--- Begin Information supplied ---
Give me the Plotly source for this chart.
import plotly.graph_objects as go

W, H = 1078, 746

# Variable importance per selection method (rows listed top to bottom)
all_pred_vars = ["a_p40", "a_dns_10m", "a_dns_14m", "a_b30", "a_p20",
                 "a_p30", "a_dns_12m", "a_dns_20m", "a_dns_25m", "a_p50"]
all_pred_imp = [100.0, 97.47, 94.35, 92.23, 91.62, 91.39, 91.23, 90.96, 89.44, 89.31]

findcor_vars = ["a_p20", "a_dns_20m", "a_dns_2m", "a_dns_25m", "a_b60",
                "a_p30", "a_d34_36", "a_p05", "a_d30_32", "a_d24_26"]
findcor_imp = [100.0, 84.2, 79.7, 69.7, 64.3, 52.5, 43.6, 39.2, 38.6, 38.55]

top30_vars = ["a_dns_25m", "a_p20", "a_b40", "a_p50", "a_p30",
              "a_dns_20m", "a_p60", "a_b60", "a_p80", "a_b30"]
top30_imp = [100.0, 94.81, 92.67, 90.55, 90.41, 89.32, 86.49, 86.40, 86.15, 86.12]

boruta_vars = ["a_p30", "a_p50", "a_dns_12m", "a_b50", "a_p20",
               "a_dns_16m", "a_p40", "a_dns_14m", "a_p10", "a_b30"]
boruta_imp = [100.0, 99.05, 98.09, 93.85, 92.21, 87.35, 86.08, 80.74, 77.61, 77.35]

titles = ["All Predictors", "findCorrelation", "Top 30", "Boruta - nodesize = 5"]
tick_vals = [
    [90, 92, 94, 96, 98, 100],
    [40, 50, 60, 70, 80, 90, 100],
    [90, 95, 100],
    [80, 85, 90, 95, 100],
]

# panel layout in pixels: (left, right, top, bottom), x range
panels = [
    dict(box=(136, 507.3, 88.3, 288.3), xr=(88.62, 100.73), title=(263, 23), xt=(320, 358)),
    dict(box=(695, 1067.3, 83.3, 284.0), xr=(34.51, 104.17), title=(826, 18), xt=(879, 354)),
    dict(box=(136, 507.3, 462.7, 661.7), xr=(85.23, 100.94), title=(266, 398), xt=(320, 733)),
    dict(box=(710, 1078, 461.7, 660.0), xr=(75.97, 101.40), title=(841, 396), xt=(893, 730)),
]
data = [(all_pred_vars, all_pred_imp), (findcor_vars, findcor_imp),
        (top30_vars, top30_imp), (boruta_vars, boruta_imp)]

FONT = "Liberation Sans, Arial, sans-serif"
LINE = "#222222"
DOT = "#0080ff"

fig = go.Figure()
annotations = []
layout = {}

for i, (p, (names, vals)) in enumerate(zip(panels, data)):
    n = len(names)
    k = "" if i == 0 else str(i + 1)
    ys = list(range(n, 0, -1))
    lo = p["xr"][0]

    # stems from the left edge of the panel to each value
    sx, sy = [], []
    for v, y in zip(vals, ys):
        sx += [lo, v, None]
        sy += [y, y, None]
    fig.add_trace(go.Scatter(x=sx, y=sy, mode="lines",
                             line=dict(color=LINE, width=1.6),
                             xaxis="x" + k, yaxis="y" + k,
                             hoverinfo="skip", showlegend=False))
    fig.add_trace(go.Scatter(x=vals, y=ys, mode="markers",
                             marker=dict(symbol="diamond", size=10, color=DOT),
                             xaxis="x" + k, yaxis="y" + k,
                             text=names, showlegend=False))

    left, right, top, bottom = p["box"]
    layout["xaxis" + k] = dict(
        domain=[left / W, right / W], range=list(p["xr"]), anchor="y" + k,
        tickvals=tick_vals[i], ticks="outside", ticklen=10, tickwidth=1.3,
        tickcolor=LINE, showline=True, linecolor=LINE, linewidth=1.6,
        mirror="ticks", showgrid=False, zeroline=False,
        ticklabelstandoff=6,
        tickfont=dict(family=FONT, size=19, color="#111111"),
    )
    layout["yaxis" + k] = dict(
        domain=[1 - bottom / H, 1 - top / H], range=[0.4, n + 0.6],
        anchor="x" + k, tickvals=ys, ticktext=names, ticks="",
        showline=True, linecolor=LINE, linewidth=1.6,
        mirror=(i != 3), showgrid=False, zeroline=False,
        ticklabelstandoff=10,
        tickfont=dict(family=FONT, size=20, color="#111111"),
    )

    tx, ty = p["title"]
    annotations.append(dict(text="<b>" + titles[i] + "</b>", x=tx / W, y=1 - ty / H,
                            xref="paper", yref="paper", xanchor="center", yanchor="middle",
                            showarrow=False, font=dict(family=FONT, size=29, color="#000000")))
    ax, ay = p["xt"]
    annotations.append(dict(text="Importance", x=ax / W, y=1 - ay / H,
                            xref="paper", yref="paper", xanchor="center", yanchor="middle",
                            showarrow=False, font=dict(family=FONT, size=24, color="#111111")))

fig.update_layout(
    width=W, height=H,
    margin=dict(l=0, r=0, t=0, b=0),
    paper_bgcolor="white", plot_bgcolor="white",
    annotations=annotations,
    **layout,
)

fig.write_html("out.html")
--- End Information supplied ---
*Work to complete*: Reproduce the data shown above exactly.

*Output*:
Give me the Plotly source for this chart.
import plotly.graph_objects as go

W, H = 1078, 746

# Variable importance per selection method (rows listed top to bottom)
all_pred_vars = ["a_p40", "a_dns_10m", "a_dns_14m", "a_b30", "a_p20",
                 "a_p30", "a_dns_12m", "a_dns_20m", "a_dns_25m", "a_p50"]
all_pred_imp = [100.0, 97.47, 94.35, 92.23, 91.62, 91.39, 91.23, 90.96, 89.44, 89.31]

findcor_vars = ["a_p20", "a_dns_20m", "a_dns_2m", "a_dns_25m", "a_b60",
                "a_p30", "a_d34_36", "a_p05", "a_d30_32", "a_d24_26"]
findcor_imp = [100.0, 84.2, 79.7, 69.7, 64.3, 52.5, 43.6, 39.2, 38.6, 38.55]

top30_vars = ["a_dns_25m", "a_p20", "a_b40", "a_p50", "a_p30",
              "a_dns_20m", "a_p60", "a_b60", "a_p80", "a_b30"]
top30_imp = [100.0, 94.81, 92.67, 90.55, 90.41, 89.32, 86.49, 86.40, 86.15, 86.12]

boruta_vars = ["a_p30", "a_p50", "a_dns_12m", "a_b50", "a_p20",
               "a_dns_16m", "a_p40", "a_dns_14m", "a_p10", "a_b30"]
boruta_imp = [100.0, 99.05, 98.09, 93.85, 92.21, 87.35, 86.08, 80.74, 77.61, 77.35]

titles = ["All Predictors", "findCorrelation", "Top 30", "Boruta - nodesize = 5"]
tick_vals = [
    [90, 92, 94, 96, 98, 100],
    [40, 50, 60, 70, 80, 90, 100],
    [90, 95, 100],
    [80, 85, 90, 95, 100],
]

# panel layout in pixels: (left, right, top, bottom), x range
panels = [
    dict(box=(136, 507.3, 88.3, 288.3), xr=(88.62, 100.73), title=(263, 23), xt=(320, 358)),
    dict(box=(695, 1067.3, 83.3, 284.0), xr=(34.51, 104.17), title=(826, 18), xt=(879, 354)),
    dict(box=(136, 507.3, 462.7, 661.7), xr=(85.23, 100.94), title=(266, 398), xt=(320, 733)),
    dict(box=(710, 1078, 461.7, 660.0), xr=(75.97, 101.40), title=(841, 396), xt=(893, 730)),
]
data = [(all_pred_vars, all_pred_imp), (findcor_vars, findcor_imp),
        (top30_vars, top30_imp), (boruta_vars, boruta_imp)]

FONT = "Liberation Sans, Arial, sans-serif"
LINE = "#222222"
DOT = "#0080ff"

fig = go.Figure()
annotations = []
layout = {}

for i, (p, (names, vals)) in enumerate(zip(panels, data)):
    n = len(names)
    k = "" if i == 0 else str(i + 1)
    ys = list(range(n, 0, -1))
    lo = p["xr"][0]

    # stems from the left edge of the panel to each value
    sx, sy = [], []
    for v, y in zip(vals, ys):
        sx += [lo, v, None]
        sy += [y, y, None]
    fig.add_trace(go.Scatter(x=sx, y=sy, mode="lines",
                             line=dict(color=LINE, width=1.6),
                             xaxis="x" + k, yaxis="y" + k,
                             hoverinfo="skip", showlegend=False))
    fig.add_trace(go.Scatter(x=vals, y=ys, mode="markers",
                             marker=dict(symbol="diamond", size=10, color=DOT),
                             xaxis="x" + k, yaxis="y" + k,
                             text=names, showlegend=False))

    left, right, top, bottom = p["box"]
    layout["xaxis" + k] = dict(
        domain=[left / W, right / W], range=list(p["xr"]), anchor="y" + k,
        tickvals=tick_vals[i], ticks="outside", ticklen=10, tickwidth=1.3,
        tickcolor=LINE, showline=True, linecolor=LINE, linewidth=1.6,
        mirror="ticks", showgrid=False, zeroline=False,
        ticklabelstandoff=6,
        tickfont=dict(family=FONT, size=19, color="#111111"),
    )
    layout["yaxis" + k] = dict(
        domain=[1 - bottom / H, 1 - top / H], range=[0.4, n + 0.6],
        anchor="x" + k, tickvals=ys, ticktext=names, ticks="",
        showline=True, linecolor=LINE, linewidth=1.6,
        mirror=(i != 3), showgrid=False, zeroline=False,
        ticklabelstandoff=10,
        tickfont=dict(family=FONT, size=20, color="#111111"),
    )

    tx, ty = p["title"]
    annotations.append(dict(text="<b>" + titles[i] + "</b>", x=tx / W, y=1 - ty / H,
                            xref="paper", yref="paper", xanchor="center", yanchor="middle",
                            showarrow=False, font=dict(family=FONT, size=29, color="#000000")))
    ax, ay = p["xt"]
    annotations.append(dict(text="Importance", x=ax / W, y=1 - ay / H,
                            xref="paper", yref="paper", xanchor="center", yanchor="middle",
                            showarrow=False, font=dict(family=FONT, size=24, color="#111111")))

fig.update_layout(
    width=W, height=H,
    margin=dict(l=0, r=0, t=0, b=0),
    paper_bgcolor="white", plot_bgcolor="white",
    annotations=annotations,
    **layout,
)

fig.write_html("out.html")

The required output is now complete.